Browse Theses

A hybrid system is in essence a combination of continuous dynamical system and discrete event systems that exhibit simultaneously several kinds of dynamic behavior. Although hybrid systems have become popular, their use in such applications as physical, chemical, and control systems is vulnerable to time delays which often lead to instability. Consequently, this thesis is to investigate the stability problems of hybrid systems with time delay. It mainly covers switched delay systems, impulsive delay systems and impulsive neutral systems. In this thesis, Lyapunov function method and inequality techniques are applied to switched delay systems. It is shown that slowly switched stable systems is stable.

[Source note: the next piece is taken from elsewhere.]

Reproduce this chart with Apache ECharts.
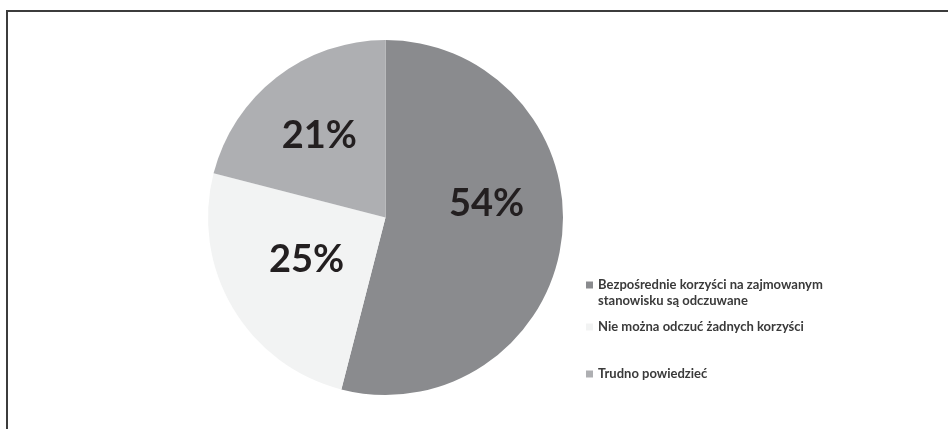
<!DOCTYPE html>
<html>
<head>
<meta charset="utf-8">
<script src="https://cdn.jsdelivr.net/npm/echarts@6/dist/echarts.min.js"></script>
<style>
  html, body { margin: 0; padding: 0; background: #fff; }
  #chart { width: 948px; height: 429px; }
</style>
</head>
<body>
<div id="chart"></div>
<script>
// Survey answers and their shares (%)
const categories = [
  'Bezpośrednie korzyści na zajmowanym stanowisku są odczuwane',
  'Nie można odczuć żadnych korzyści',
  'Trudno powiedzieć'
];
const shares = [54, 25, 21];
const legendLines = [
  'Bezpośrednie korzyści na zajmowanym\nstanowisku są odczuwane',
  'Nie można odczuć żadnych korzyści',
  'Trudno powiedzieć'
];

const sliceColors = ['#8a8b8e', '#f2f3f3', '#aeafb2'];
const labelOffsets = [[10, -25], [0, -4], [-10, -9]];
const legendTops = [277, 319, 366];

const chart = echarts.init(document.getElementById('chart'), null, { renderer: 'canvas' });

const legendStyle = {
  fontFamily: 'Lato, "Open Sans", sans-serif',
  fontWeight: 'bold',
  fontSize: 13,
  color: '#3a3a3a',
  lineHeight: 16
};

// first entry wraps onto two lines: its swatch sits beside the first line
const legends = categories.map((name, i) => ({
  data: [name],
  left: 586,
  top: legendTops[i],
  orient: 'vertical',
  icon: i === 0 ? 'path://M0,0H7V7H0Z M7,23' : 'rect',
  itemWidth: 7,
  itemHeight: i === 0 ? 23 : 7,
  itemGap: 0,
  padding: 0,
  selectedMode: false,
  formatter: () => legendLines[i],
  textStyle: legendStyle
}));

chart.setOption({
  animation: false,
  backgroundColor: '#ffffff',
  graphic: [
    {
      type: 'polyline',
      shape: { points: [[7, 429], [7, 11], [948, 11]] },
      style: { stroke: '#3c3c3c', lineWidth: 2, fill: null }
    }
  ],
  legend: legends,
  series: [{
    type: 'pie',
    center: [385.5, 217.5],
    radius: [0, 177.5],
    startAngle: 90,
    clockwise: true,
    silent: true,
    label: {
      show: true,
      position: 'inside',
      formatter: '{c}%',
      fontFamily: 'Lato, "Open Sans", sans-serif',
      fontWeight: 'bold',
      fontSize: 38,
      color: '#231f20'
    },
    labelLine: { show: false },
    itemStyle: { borderWidth: 0 },
    data: categories.map((name, i) => ({
      name,
      value: shares[i],
      itemStyle: { color: sliceColors[i] },
      label: { offset: labelOffsets[i] }
    }))
  }]
});
</script>
</body>
</html>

Then, the results are extended to systems that include their stable and unstable subsystems. Some relations of the dwell times among the stable subsystems and unstable subsystems, based on the inequalities, are derived to guarantee stability. Impulsive delay systems and large scale impulsive delay systems are then investigated, resulting in some sufficient conditions for stability. It is demonstrated that when the system matrix is unstable, time delay and impulses can stabilize the system. By developing some new inequalities, the relations among the delay, impulses, and system matrices are given. Furthermore, absolute stability, based on Lyapunov functional, are studied for some impulsive delay systems. Conditions for the system matrix are developed so that impulsive delay systems are absolutely stable. Neutral impulsive systems are also studied. The emphasis is on the sufficient conditions which guarantee that the large scale neutral impulsive system is stable. After establishing some inequalities, the results on their stability are developed for neutral impulsive systems. Finally, applications to Internet congestion control and impulsive control system are discussed.